Problem to work on:
How many lines of the material below contain the string "this"? Answer with the number and nothing else.

Supplied data:

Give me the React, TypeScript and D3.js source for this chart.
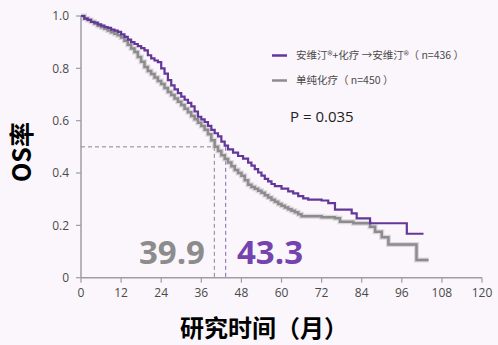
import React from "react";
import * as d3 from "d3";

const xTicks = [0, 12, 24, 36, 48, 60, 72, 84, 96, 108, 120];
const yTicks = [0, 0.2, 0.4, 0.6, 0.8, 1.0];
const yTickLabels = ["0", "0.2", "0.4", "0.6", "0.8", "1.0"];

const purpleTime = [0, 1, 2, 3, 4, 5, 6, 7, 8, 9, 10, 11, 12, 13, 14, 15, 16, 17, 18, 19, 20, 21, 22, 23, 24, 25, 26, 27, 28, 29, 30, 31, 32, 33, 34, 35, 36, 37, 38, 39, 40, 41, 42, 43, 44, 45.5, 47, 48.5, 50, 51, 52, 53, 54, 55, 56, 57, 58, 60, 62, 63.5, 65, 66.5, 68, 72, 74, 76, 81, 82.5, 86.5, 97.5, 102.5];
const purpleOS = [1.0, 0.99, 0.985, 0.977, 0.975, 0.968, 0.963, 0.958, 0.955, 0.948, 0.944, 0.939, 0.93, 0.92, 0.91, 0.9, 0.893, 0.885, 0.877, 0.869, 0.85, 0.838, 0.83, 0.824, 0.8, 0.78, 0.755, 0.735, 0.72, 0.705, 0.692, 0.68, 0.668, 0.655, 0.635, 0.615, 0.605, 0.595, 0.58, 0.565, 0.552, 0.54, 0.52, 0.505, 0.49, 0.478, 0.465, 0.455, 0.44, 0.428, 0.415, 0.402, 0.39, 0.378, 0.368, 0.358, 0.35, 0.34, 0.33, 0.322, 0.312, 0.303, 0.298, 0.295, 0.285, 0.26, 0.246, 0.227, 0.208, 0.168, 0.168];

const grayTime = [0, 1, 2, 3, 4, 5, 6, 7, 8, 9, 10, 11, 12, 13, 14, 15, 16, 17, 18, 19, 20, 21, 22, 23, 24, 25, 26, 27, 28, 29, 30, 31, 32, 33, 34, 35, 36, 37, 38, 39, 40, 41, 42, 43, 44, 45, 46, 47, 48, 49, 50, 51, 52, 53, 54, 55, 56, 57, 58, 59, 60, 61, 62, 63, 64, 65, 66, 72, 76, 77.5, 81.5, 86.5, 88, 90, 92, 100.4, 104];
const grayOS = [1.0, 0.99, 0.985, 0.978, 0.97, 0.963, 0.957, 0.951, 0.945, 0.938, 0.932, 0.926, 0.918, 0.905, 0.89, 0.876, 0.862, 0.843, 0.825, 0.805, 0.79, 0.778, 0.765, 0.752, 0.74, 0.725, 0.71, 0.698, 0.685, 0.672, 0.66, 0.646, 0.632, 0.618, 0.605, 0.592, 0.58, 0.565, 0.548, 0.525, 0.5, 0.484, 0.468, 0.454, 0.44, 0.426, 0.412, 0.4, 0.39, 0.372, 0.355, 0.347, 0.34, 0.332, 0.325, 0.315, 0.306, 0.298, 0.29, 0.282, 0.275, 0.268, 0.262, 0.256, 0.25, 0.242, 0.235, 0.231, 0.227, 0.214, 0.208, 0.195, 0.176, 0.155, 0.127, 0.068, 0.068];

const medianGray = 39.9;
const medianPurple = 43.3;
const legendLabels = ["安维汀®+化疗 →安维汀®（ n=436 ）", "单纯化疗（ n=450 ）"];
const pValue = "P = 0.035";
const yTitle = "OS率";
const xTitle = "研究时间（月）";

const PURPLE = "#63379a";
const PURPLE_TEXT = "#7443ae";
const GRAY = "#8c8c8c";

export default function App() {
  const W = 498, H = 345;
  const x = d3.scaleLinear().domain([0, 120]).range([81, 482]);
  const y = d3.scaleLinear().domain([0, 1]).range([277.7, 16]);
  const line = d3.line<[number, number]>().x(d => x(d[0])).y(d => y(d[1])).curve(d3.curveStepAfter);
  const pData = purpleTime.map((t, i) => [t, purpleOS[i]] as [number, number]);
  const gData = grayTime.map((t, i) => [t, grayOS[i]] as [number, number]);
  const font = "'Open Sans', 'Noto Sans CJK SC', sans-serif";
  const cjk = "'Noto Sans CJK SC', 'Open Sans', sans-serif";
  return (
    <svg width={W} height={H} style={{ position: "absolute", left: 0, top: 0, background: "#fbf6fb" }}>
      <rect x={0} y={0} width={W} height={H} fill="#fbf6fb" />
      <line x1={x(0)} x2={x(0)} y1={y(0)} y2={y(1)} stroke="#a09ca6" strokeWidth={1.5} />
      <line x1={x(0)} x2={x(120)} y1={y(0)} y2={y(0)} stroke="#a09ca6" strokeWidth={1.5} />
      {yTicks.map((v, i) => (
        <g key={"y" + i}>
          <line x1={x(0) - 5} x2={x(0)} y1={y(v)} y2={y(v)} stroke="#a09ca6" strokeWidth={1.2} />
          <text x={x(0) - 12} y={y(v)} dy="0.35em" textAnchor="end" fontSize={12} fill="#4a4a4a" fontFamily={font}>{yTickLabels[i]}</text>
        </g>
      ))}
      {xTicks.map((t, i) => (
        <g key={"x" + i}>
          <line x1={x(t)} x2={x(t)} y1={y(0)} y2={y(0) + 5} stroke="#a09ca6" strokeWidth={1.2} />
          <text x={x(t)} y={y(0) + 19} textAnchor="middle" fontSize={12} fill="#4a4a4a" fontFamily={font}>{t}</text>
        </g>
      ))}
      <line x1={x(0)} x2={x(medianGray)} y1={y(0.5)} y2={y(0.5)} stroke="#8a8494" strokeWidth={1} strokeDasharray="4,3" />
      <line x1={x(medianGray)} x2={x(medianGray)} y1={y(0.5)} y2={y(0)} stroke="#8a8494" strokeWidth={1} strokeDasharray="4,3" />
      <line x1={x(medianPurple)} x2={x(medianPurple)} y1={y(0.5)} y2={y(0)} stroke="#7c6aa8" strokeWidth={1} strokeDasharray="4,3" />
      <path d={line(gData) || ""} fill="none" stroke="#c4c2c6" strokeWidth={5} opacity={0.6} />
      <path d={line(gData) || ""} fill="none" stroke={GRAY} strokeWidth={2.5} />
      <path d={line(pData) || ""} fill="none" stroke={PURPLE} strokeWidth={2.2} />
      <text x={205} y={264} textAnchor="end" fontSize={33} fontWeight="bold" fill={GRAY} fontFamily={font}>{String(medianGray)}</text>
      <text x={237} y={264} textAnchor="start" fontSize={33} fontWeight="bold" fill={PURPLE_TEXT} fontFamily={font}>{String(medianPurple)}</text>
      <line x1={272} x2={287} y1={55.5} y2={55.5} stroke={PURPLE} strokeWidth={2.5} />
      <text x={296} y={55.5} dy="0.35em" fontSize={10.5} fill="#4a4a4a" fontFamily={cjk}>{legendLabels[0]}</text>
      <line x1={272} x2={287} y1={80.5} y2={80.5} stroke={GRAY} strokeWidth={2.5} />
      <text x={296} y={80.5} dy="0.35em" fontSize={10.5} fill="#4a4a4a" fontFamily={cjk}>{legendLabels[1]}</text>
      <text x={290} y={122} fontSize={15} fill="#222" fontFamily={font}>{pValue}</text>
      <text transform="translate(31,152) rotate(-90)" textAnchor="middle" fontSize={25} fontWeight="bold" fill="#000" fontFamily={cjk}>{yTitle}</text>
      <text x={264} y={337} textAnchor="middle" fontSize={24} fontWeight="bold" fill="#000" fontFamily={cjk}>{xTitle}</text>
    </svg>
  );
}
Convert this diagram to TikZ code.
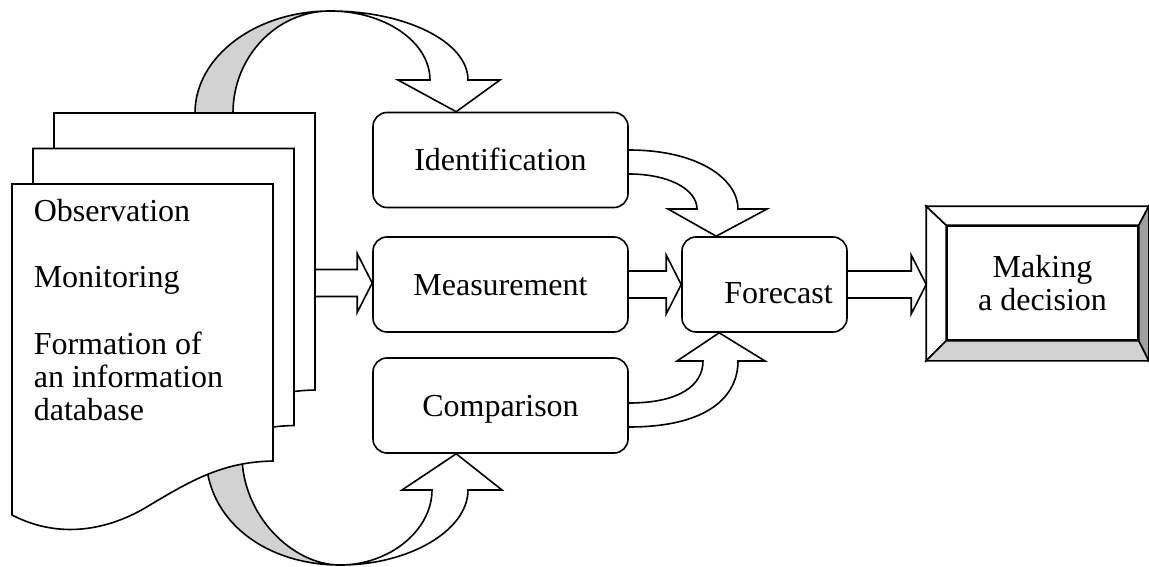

Output of the task:
2